• _THE EXERCISE_
Transcribe all of the records word for word, but omit the pictures.

+ + +

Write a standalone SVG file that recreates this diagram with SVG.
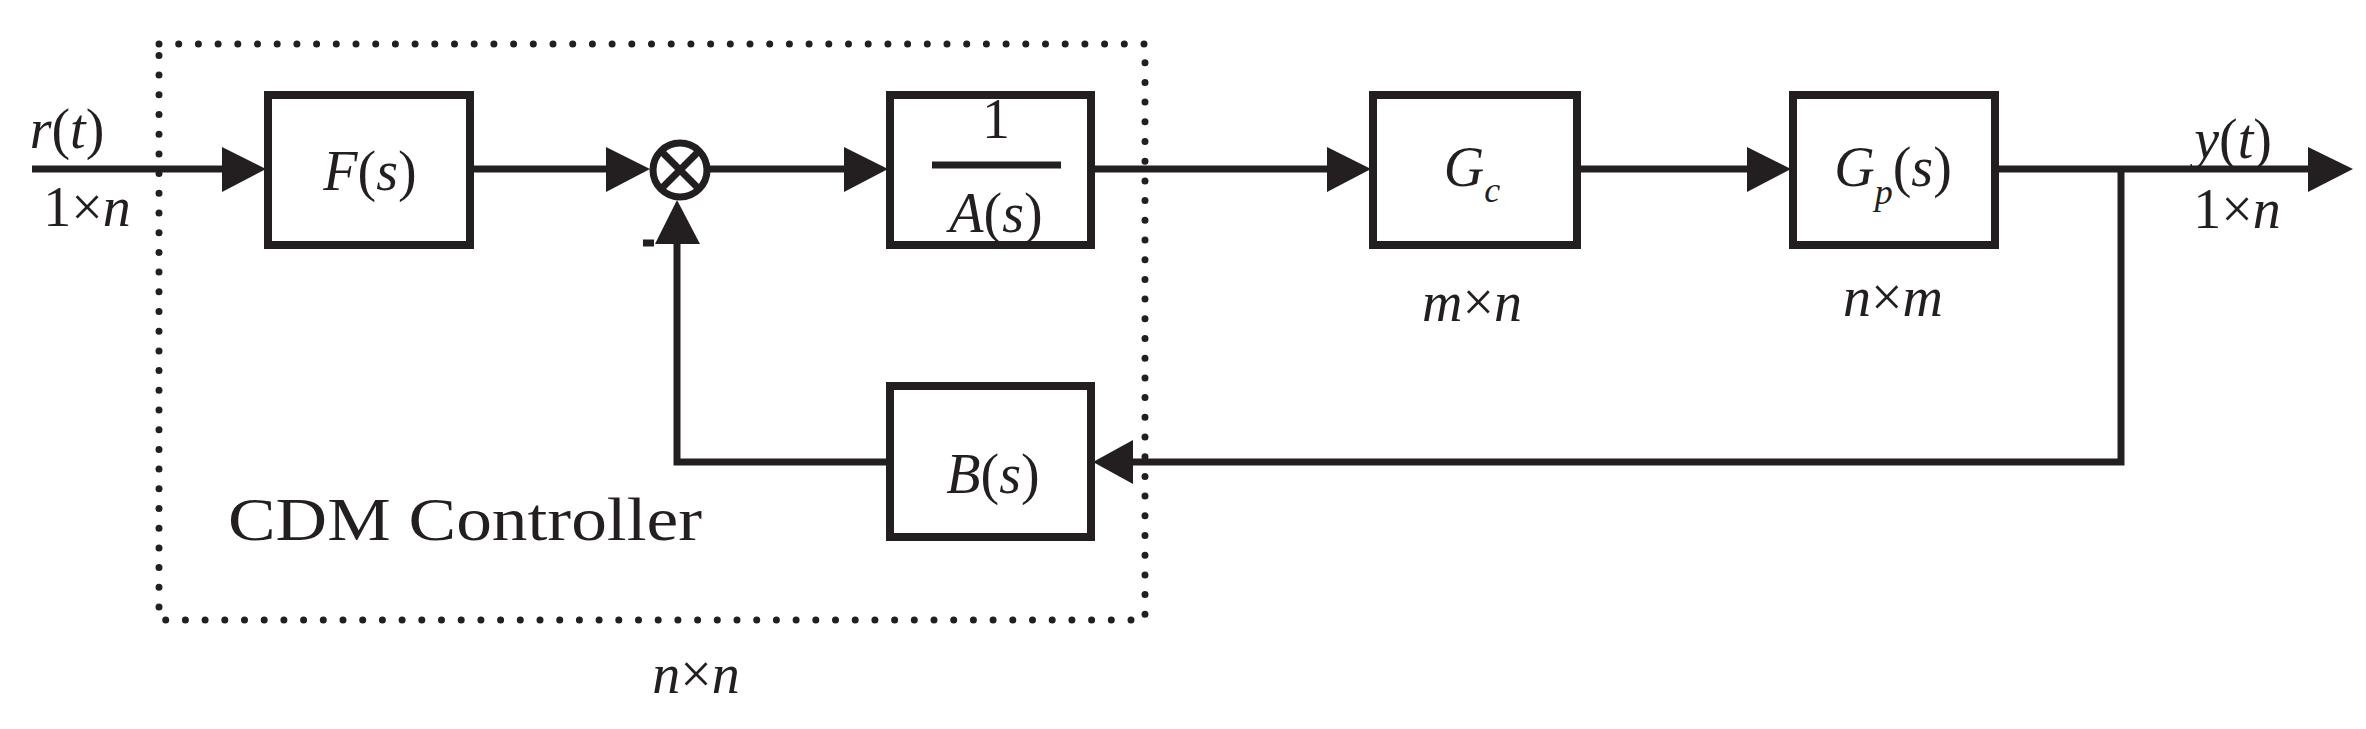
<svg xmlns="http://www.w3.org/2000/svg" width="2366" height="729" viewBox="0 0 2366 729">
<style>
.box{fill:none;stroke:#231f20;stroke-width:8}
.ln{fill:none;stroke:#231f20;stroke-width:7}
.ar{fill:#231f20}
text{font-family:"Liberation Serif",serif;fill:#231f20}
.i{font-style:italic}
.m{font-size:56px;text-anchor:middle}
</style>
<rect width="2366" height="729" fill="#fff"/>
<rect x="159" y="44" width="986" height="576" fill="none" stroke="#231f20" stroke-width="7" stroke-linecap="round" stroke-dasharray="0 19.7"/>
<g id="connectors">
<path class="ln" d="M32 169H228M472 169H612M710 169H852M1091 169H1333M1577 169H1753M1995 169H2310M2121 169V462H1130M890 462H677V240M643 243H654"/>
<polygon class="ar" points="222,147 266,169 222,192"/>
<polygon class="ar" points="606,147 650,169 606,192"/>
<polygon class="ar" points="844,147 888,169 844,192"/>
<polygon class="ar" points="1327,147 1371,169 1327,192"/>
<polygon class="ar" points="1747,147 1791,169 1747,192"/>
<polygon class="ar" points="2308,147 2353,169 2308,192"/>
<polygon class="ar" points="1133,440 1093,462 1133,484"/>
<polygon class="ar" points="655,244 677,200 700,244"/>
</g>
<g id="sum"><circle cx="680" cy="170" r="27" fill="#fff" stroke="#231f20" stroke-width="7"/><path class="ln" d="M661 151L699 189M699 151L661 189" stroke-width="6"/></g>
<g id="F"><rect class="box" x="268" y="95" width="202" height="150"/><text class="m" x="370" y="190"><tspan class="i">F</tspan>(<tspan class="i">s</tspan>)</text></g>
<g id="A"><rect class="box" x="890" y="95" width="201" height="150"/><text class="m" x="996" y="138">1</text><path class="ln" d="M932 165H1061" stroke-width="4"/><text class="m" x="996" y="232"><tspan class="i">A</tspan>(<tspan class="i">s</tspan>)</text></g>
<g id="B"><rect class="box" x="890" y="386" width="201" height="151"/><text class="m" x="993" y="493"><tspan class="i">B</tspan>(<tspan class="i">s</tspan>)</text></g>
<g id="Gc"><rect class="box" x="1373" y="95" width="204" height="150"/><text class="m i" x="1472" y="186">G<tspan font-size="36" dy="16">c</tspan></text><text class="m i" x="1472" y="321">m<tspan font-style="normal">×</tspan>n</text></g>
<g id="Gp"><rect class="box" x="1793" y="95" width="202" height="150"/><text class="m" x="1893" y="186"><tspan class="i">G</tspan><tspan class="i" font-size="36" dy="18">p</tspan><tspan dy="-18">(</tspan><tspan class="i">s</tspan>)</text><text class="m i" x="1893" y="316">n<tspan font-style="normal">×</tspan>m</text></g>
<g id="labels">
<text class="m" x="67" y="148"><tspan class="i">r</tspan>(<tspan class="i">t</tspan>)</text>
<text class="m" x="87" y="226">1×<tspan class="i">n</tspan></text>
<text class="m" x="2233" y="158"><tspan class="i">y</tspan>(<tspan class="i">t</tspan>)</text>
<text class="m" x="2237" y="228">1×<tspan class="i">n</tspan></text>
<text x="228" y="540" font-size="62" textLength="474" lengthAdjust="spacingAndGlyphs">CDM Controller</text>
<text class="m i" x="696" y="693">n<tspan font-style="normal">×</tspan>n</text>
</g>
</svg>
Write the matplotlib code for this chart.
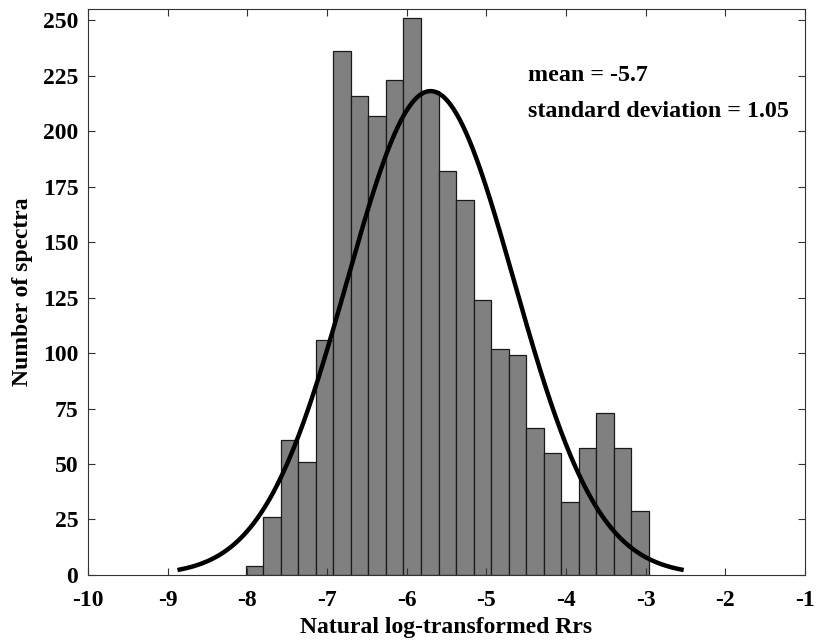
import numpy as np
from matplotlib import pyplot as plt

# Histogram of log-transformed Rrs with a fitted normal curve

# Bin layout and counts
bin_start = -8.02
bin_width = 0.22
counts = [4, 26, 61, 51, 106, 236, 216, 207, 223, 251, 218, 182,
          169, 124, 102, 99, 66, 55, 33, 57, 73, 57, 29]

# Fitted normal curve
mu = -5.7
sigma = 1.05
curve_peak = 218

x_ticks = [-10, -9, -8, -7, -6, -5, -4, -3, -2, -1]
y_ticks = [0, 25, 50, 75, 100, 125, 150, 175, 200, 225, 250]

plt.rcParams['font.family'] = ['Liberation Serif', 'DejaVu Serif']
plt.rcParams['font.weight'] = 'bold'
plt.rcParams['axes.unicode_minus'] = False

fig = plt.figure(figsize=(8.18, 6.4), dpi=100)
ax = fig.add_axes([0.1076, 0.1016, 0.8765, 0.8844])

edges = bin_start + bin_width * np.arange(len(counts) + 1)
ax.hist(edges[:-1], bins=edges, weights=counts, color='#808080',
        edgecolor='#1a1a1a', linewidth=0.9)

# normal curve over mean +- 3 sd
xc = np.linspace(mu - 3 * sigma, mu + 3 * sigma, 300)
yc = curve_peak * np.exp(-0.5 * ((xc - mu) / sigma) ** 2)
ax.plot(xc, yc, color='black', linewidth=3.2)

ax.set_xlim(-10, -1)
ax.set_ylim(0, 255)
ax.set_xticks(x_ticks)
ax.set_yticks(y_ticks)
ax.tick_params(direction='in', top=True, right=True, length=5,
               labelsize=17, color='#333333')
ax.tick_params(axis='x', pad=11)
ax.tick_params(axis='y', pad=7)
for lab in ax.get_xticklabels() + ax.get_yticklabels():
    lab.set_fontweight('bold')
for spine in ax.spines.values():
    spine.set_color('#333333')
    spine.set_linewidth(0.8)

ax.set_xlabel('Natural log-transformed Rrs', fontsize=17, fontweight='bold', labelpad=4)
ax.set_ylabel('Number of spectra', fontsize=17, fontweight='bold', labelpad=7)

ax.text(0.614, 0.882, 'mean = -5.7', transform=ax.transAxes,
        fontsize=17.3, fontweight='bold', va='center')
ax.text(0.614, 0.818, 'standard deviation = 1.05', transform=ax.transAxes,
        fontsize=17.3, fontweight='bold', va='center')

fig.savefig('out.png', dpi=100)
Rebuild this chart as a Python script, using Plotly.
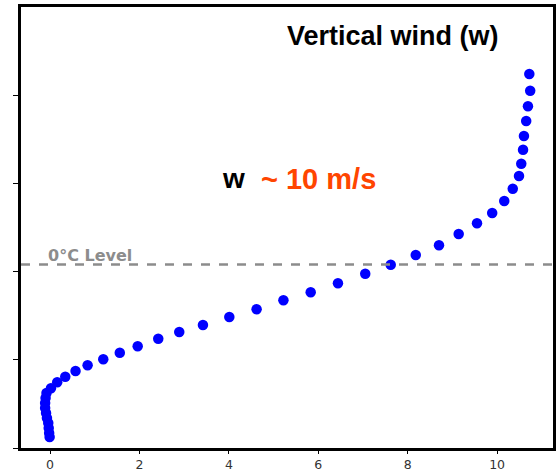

+ + +

• _THE COMPLETED TASK_
Write a standalone SVG file that recreates this diagram with SVG.
<svg xmlns="http://www.w3.org/2000/svg" width="2366" height="729" viewBox="0 0 2366 729">
<style>
.box{fill:none;stroke:#231f20;stroke-width:8}
.ln{fill:none;stroke:#231f20;stroke-width:7}
.ar{fill:#231f20}
text{font-family:"Liberation Serif",serif;fill:#231f20}
.i{font-style:italic}
.m{font-size:56px;text-anchor:middle}
</style>
<rect width="2366" height="729" fill="#fff"/>
<rect x="159" y="44" width="986" height="576" fill="none" stroke="#231f20" stroke-width="7" stroke-linecap="round" stroke-dasharray="0 19.7"/>
<g id="connectors">
<path class="ln" d="M32 169H228M472 169H612M710 169H852M1091 169H1333M1577 169H1753M1995 169H2310M2121 169V462H1130M890 462H677V240M643 243H654"/>
<polygon class="ar" points="222,147 266,169 222,192"/>
<polygon class="ar" points="606,147 650,169 606,192"/>
<polygon class="ar" points="844,147 888,169 844,192"/>
<polygon class="ar" points="1327,147 1371,169 1327,192"/>
<polygon class="ar" points="1747,147 1791,169 1747,192"/>
<polygon class="ar" points="2308,147 2353,169 2308,192"/>
<polygon class="ar" points="1133,440 1093,462 1133,484"/>
<polygon class="ar" points="655,244 677,200 700,244"/>
</g>
<g id="sum"><circle cx="680" cy="170" r="27" fill="#fff" stroke="#231f20" stroke-width="7"/><path class="ln" d="M661 151L699 189M699 151L661 189" stroke-width="6"/></g>
<g id="F"><rect class="box" x="268" y="95" width="202" height="150"/><text class="m" x="370" y="190"><tspan class="i">F</tspan>(<tspan class="i">s</tspan>)</text></g>
<g id="A"><rect class="box" x="890" y="95" width="201" height="150"/><text class="m" x="996" y="138">1</text><path class="ln" d="M932 165H1061" stroke-width="4"/><text class="m" x="996" y="232"><tspan class="i">A</tspan>(<tspan class="i">s</tspan>)</text></g>
<g id="B"><rect class="box" x="890" y="386" width="201" height="151"/><text class="m" x="993" y="493"><tspan class="i">B</tspan>(<tspan class="i">s</tspan>)</text></g>
<g id="Gc"><rect class="box" x="1373" y="95" width="204" height="150"/><text class="m i" x="1472" y="186">G<tspan font-size="36" dy="16">c</tspan></text><text class="m i" x="1472" y="321">m<tspan font-style="normal">×</tspan>n</text></g>
<g id="Gp"><rect class="box" x="1793" y="95" width="202" height="150"/><text class="m" x="1893" y="186"><tspan class="i">G</tspan><tspan class="i" font-size="36" dy="18">p</tspan><tspan dy="-18">(</tspan><tspan class="i">s</tspan>)</text><text class="m i" x="1893" y="316">n<tspan font-style="normal">×</tspan>m</text></g>
<g id="labels">
<text class="m" x="67" y="148"><tspan class="i">r</tspan>(<tspan class="i">t</tspan>)</text>
<text class="m" x="87" y="226">1×<tspan class="i">n</tspan></text>
<text class="m" x="2233" y="158"><tspan class="i">y</tspan>(<tspan class="i">t</tspan>)</text>
<text class="m" x="2237" y="228">1×<tspan class="i">n</tspan></text>
<text x="228" y="540" font-size="62" textLength="474" lengthAdjust="spacingAndGlyphs">CDM Controller</text>
<text class="m i" x="696" y="693">n<tspan font-style="normal">×</tspan>n</text>
</g>
</svg>
Write the matplotlib code for this chart.
import numpy as np
from matplotlib import pyplot as plt

# Histogram of log-transformed Rrs with a fitted normal curve

# Bin layout and counts
bin_start = -8.02
bin_width = 0.22
counts = [4, 26, 61, 51, 106, 236, 216, 207, 223, 251, 218, 182,
          169, 124, 102, 99, 66, 55, 33, 57, 73, 57, 29]

# Fitted normal curve
mu = -5.7
sigma = 1.05
curve_peak = 218

x_ticks = [-10, -9, -8, -7, -6, -5, -4, -3, -2, -1]
y_ticks = [0, 25, 50, 75, 100, 125, 150, 175, 200, 225, 250]

plt.rcParams['font.family'] = ['Liberation Serif', 'DejaVu Serif']
plt.rcParams['font.weight'] = 'bold'
plt.rcParams['axes.unicode_minus'] = False

fig = plt.figure(figsize=(8.18, 6.4), dpi=100)
ax = fig.add_axes([0.1076, 0.1016, 0.8765, 0.8844])

edges = bin_start + bin_width * np.arange(len(counts) + 1)
ax.hist(edges[:-1], bins=edges, weights=counts, color='#808080',
        edgecolor='#1a1a1a', linewidth=0.9)

# normal curve over mean +- 3 sd
xc = np.linspace(mu - 3 * sigma, mu + 3 * sigma, 300)
yc = curve_peak * np.exp(-0.5 * ((xc - mu) / sigma) ** 2)
ax.plot(xc, yc, color='black', linewidth=3.2)

ax.set_xlim(-10, -1)
ax.set_ylim(0, 255)
ax.set_xticks(x_ticks)
ax.set_yticks(y_ticks)
ax.tick_params(direction='in', top=True, right=True, length=5,
               labelsize=17, color='#333333')
ax.tick_params(axis='x', pad=11)
ax.tick_params(axis='y', pad=7)
for lab in ax.get_xticklabels() + ax.get_yticklabels():
    lab.set_fontweight('bold')
for spine in ax.spines.values():
    spine.set_color('#333333')
    spine.set_linewidth(0.8)

ax.set_xlabel('Natural log-transformed Rrs', fontsize=17, fontweight='bold', labelpad=4)
ax.set_ylabel('Number of spectra', fontsize=17, fontweight='bold', labelpad=7)

ax.text(0.614, 0.882, 'mean = -5.7', transform=ax.transAxes,
        fontsize=17.3, fontweight='bold', va='center')
ax.text(0.614, 0.818, 'standard deviation = 1.05', transform=ax.transAxes,
        fontsize=17.3, fontweight='bold', va='center')

fig.savefig('out.png', dpi=100)
Rebuild this chart as a Python script, using Plotly.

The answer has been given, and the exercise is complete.